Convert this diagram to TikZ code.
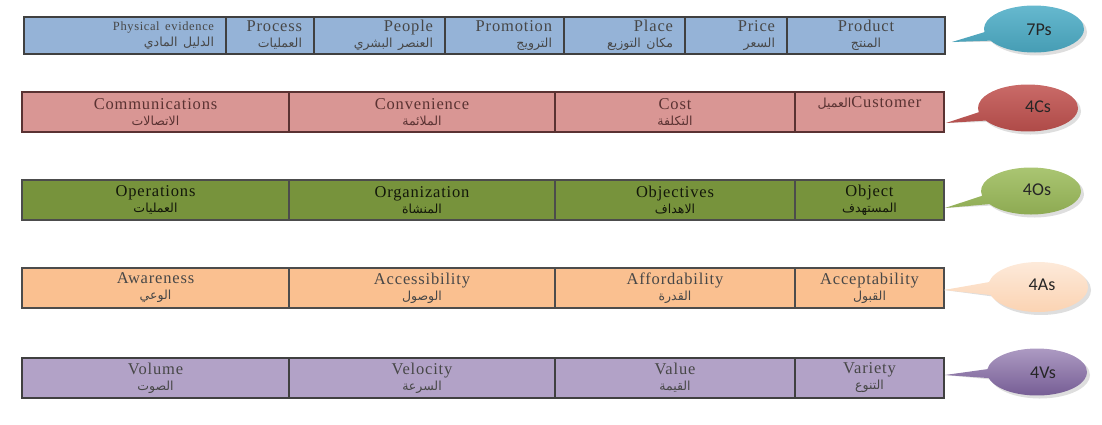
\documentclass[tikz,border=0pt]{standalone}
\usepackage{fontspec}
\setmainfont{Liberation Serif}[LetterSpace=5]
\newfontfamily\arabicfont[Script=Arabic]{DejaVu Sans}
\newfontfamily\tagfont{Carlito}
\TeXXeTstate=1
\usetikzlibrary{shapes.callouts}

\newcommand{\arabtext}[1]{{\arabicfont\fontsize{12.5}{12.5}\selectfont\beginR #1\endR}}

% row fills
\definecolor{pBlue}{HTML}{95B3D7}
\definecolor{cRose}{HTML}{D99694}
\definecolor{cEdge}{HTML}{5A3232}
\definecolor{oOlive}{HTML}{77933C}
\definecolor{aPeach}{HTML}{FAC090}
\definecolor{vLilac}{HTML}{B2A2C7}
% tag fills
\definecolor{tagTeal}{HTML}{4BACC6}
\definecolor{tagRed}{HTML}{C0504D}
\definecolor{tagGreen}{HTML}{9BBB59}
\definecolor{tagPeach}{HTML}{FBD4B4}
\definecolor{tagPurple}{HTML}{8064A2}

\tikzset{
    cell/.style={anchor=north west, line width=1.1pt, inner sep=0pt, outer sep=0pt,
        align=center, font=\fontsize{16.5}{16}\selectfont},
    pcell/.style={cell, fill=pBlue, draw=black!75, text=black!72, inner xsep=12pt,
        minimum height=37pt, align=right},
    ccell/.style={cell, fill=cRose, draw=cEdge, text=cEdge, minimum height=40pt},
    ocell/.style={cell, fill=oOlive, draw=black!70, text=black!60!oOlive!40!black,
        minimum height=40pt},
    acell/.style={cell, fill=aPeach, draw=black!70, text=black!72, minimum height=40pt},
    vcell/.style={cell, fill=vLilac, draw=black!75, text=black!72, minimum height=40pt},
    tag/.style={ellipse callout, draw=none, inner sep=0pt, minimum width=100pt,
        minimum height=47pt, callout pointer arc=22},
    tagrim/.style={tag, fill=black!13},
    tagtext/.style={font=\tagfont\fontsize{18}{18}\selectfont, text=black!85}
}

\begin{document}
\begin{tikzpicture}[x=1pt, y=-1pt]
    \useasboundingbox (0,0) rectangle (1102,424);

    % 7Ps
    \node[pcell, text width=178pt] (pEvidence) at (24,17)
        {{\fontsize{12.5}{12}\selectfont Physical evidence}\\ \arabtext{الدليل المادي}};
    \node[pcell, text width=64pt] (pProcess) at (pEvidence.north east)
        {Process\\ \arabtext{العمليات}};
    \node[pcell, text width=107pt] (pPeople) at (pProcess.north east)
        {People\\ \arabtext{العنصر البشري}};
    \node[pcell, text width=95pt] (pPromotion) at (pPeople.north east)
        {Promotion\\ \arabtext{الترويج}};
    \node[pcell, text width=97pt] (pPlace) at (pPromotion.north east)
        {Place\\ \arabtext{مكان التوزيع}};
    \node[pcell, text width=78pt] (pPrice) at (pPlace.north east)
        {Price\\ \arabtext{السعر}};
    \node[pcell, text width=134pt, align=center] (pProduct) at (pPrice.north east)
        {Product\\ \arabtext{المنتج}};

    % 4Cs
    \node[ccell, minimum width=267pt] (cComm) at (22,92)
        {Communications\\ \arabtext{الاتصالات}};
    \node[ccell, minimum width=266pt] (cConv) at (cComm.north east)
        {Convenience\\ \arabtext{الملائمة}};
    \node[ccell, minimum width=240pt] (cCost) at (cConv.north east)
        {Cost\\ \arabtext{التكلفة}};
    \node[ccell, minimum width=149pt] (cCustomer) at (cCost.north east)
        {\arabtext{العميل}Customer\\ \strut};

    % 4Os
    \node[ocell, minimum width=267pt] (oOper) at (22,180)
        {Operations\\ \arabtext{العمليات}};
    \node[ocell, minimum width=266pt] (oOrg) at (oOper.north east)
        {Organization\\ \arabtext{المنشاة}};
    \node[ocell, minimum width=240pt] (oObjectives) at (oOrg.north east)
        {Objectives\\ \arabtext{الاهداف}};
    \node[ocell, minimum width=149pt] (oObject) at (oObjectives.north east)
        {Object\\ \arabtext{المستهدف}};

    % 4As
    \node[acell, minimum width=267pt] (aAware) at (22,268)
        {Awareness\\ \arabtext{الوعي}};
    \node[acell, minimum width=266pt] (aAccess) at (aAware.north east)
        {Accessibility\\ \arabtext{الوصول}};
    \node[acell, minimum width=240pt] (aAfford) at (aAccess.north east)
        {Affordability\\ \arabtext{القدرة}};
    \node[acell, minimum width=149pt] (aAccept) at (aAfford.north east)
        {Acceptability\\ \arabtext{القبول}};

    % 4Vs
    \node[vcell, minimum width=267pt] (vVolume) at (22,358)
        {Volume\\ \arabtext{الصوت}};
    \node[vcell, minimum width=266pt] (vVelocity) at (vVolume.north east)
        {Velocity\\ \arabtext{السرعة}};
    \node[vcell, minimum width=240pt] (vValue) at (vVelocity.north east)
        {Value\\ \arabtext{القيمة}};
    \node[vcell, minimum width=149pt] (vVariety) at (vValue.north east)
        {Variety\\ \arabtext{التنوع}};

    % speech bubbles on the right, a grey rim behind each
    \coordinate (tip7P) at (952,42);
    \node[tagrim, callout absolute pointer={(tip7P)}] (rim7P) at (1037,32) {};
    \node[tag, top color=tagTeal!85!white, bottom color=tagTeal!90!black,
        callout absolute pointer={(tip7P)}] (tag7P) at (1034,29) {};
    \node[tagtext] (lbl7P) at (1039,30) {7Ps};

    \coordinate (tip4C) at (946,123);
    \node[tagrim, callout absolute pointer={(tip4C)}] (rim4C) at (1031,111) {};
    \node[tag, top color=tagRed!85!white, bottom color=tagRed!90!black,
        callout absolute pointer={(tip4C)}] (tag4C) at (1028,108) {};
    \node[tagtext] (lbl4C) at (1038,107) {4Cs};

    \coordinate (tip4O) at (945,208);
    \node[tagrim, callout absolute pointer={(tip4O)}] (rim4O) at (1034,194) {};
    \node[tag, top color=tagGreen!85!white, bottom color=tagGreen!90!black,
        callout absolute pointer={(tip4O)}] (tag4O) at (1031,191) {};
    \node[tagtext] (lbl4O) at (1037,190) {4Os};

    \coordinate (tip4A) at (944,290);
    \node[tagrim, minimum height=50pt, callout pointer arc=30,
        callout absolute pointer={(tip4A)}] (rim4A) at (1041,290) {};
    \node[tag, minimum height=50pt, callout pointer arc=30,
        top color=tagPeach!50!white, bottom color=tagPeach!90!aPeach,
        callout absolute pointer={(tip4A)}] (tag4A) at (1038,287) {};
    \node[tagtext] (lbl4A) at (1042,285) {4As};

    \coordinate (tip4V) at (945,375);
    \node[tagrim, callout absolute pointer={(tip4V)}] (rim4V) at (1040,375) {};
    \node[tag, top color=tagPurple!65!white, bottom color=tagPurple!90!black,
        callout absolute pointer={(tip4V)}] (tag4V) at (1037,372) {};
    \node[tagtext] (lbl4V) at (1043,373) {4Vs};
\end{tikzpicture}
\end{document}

** What you are asked to do **
Copy out every line of the material above exactly, skipping the pictures.

** Exercise answer **
Convert this diagram to TikZ code.
\documentclass[tikz,border=0pt]{standalone}
\usepackage{fontspec}
\setmainfont{Liberation Serif}[LetterSpace=5]
\newfontfamily\arabicfont[Script=Arabic]{DejaVu Sans}
\newfontfamily\tagfont{Carlito}
\TeXXeTstate=1
\usetikzlibrary{shapes.callouts}

\newcommand{\arabtext}[1]{{\arabicfont\fontsize{12.5}{12.5}\selectfont\beginR #1\endR}}

% row fills
\definecolor{pBlue}{HTML}{95B3D7}
\definecolor{cRose}{HTML}{D99694}
\definecolor{cEdge}{HTML}{5A3232}
\definecolor{oOlive}{HTML}{77933C}
\definecolor{aPeach}{HTML}{FAC090}
\definecolor{vLilac}{HTML}{B2A2C7}
% tag fills
\definecolor{tagTeal}{HTML}{4BACC6}
\definecolor{tagRed}{HTML}{C0504D}
\definecolor{tagGreen}{HTML}{9BBB59}
\definecolor{tagPeach}{HTML}{FBD4B4}
\definecolor{tagPurple}{HTML}{8064A2}

\tikzset{
    cell/.style={anchor=north west, line width=1.1pt, inner sep=0pt, outer sep=0pt,
        align=center, font=\fontsize{16.5}{16}\selectfont},
    pcell/.style={cell, fill=pBlue, draw=black!75, text=black!72, inner xsep=12pt,
        minimum height=37pt, align=right},
    ccell/.style={cell, fill=cRose, draw=cEdge, text=cEdge, minimum height=40pt},
    ocell/.style={cell, fill=oOlive, draw=black!70, text=black!60!oOlive!40!black,
        minimum height=40pt},
    acell/.style={cell, fill=aPeach, draw=black!70, text=black!72, minimum height=40pt},
    vcell/.style={cell, fill=vLilac, draw=black!75, text=black!72, minimum height=40pt},
    tag/.style={ellipse callout, draw=none, inner sep=0pt, minimum width=100pt,
        minimum height=47pt, callout pointer arc=22},
    tagrim/.style={tag, fill=black!13},
    tagtext/.style={font=\tagfont\fontsize{18}{18}\selectfont, text=black!85}
}

\begin{document}
\begin{tikzpicture}[x=1pt, y=-1pt]
    \useasboundingbox (0,0) rectangle (1102,424);

    % 7Ps
    \node[pcell, text width=178pt] (pEvidence) at (24,17)
        {{\fontsize{12.5}{12}\selectfont Physical evidence}\\ \arabtext{الدليل المادي}};
    \node[pcell, text width=64pt] (pProcess) at (pEvidence.north east)
        {Process\\ \arabtext{العمليات}};
    \node[pcell, text width=107pt] (pPeople) at (pProcess.north east)
        {People\\ \arabtext{العنصر البشري}};
    \node[pcell, text width=95pt] (pPromotion) at (pPeople.north east)
        {Promotion\\ \arabtext{الترويج}};
    \node[pcell, text width=97pt] (pPlace) at (pPromotion.north east)
        {Place\\ \arabtext{مكان التوزيع}};
    \node[pcell, text width=78pt] (pPrice) at (pPlace.north east)
        {Price\\ \arabtext{السعر}};
    \node[pcell, text width=134pt, align=center] (pProduct) at (pPrice.north east)
        {Product\\ \arabtext{المنتج}};

    % 4Cs
    \node[ccell, minimum width=267pt] (cComm) at (22,92)
        {Communications\\ \arabtext{الاتصالات}};
    \node[ccell, minimum width=266pt] (cConv) at (cComm.north east)
        {Convenience\\ \arabtext{الملائمة}};
    \node[ccell, minimum width=240pt] (cCost) at (cConv.north east)
        {Cost\\ \arabtext{التكلفة}};
    \node[ccell, minimum width=149pt] (cCustomer) at (cCost.north east)
        {\arabtext{العميل}Customer\\ \strut};

    % 4Os
    \node[ocell, minimum width=267pt] (oOper) at (22,180)
        {Operations\\ \arabtext{العمليات}};
    \node[ocell, minimum width=266pt] (oOrg) at (oOper.north east)
        {Organization\\ \arabtext{المنشاة}};
    \node[ocell, minimum width=240pt] (oObjectives) at (oOrg.north east)
        {Objectives\\ \arabtext{الاهداف}};
    \node[ocell, minimum width=149pt] (oObject) at (oObjectives.north east)
        {Object\\ \arabtext{المستهدف}};

    % 4As
    \node[acell, minimum width=267pt] (aAware) at (22,268)
        {Awareness\\ \arabtext{الوعي}};
    \node[acell, minimum width=266pt] (aAccess) at (aAware.north east)
        {Accessibility\\ \arabtext{الوصول}};
    \node[acell, minimum width=240pt] (aAfford) at (aAccess.north east)
        {Affordability\\ \arabtext{القدرة}};
    \node[acell, minimum width=149pt] (aAccept) at (aAfford.north east)
        {Acceptability\\ \arabtext{القبول}};

    % 4Vs
    \node[vcell, minimum width=267pt] (vVolume) at (22,358)
        {Volume\\ \arabtext{الصوت}};
    \node[vcell, minimum width=266pt] (vVelocity) at (vVolume.north east)
        {Velocity\\ \arabtext{السرعة}};
    \node[vcell, minimum width=240pt] (vValue) at (vVelocity.north east)
        {Value\\ \arabtext{القيمة}};
    \node[vcell, minimum width=149pt] (vVariety) at (vValue.north east)
        {Variety\\ \arabtext{التنوع}};

    % speech bubbles on the right, a grey rim behind each
    \coordinate (tip7P) at (952,42);
    \node[tagrim, callout absolute pointer={(tip7P)}] (rim7P) at (1037,32) {};
    \node[tag, top color=tagTeal!85!white, bottom color=tagTeal!90!black,
        callout absolute pointer={(tip7P)}] (tag7P) at (1034,29) {};
    \node[tagtext] (lbl7P) at (1039,30) {7Ps};

    \coordinate (tip4C) at (946,123);
    \node[tagrim, callout absolute pointer={(tip4C)}] (rim4C) at (1031,111) {};
    \node[tag, top color=tagRed!85!white, bottom color=tagRed!90!black,
        callout absolute pointer={(tip4C)}] (tag4C) at (1028,108) {};
    \node[tagtext] (lbl4C) at (1038,107) {4Cs};

    \coordinate (tip4O) at (945,208);
    \node[tagrim, callout absolute pointer={(tip4O)}] (rim4O) at (1034,194) {};
    \node[tag, top color=tagGreen!85!white, bottom color=tagGreen!90!black,
        callout absolute pointer={(tip4O)}] (tag4O) at (1031,191) {};
    \node[tagtext] (lbl4O) at (1037,190) {4Os};

    \coordinate (tip4A) at (944,290);
    \node[tagrim, minimum height=50pt, callout pointer arc=30,
        callout absolute pointer={(tip4A)}] (rim4A) at (1041,290) {};
    \node[tag, minimum height=50pt, callout pointer arc=30,
        top color=tagPeach!50!white, bottom color=tagPeach!90!aPeach,
        callout absolute pointer={(tip4A)}] (tag4A) at (1038,287) {};
    \node[tagtext] (lbl4A) at (1042,285) {4As};

    \coordinate (tip4V) at (945,375);
    \node[tagrim, callout absolute pointer={(tip4V)}] (rim4V) at (1040,375) {};
    \node[tag, top color=tagPurple!65!white, bottom color=tagPurple!90!black,
        callout absolute pointer={(tip4V)}] (tag4V) at (1037,372) {};
    \node[tagtext] (lbl4V) at (1043,373) {4Vs};
\end{tikzpicture}
\end{document}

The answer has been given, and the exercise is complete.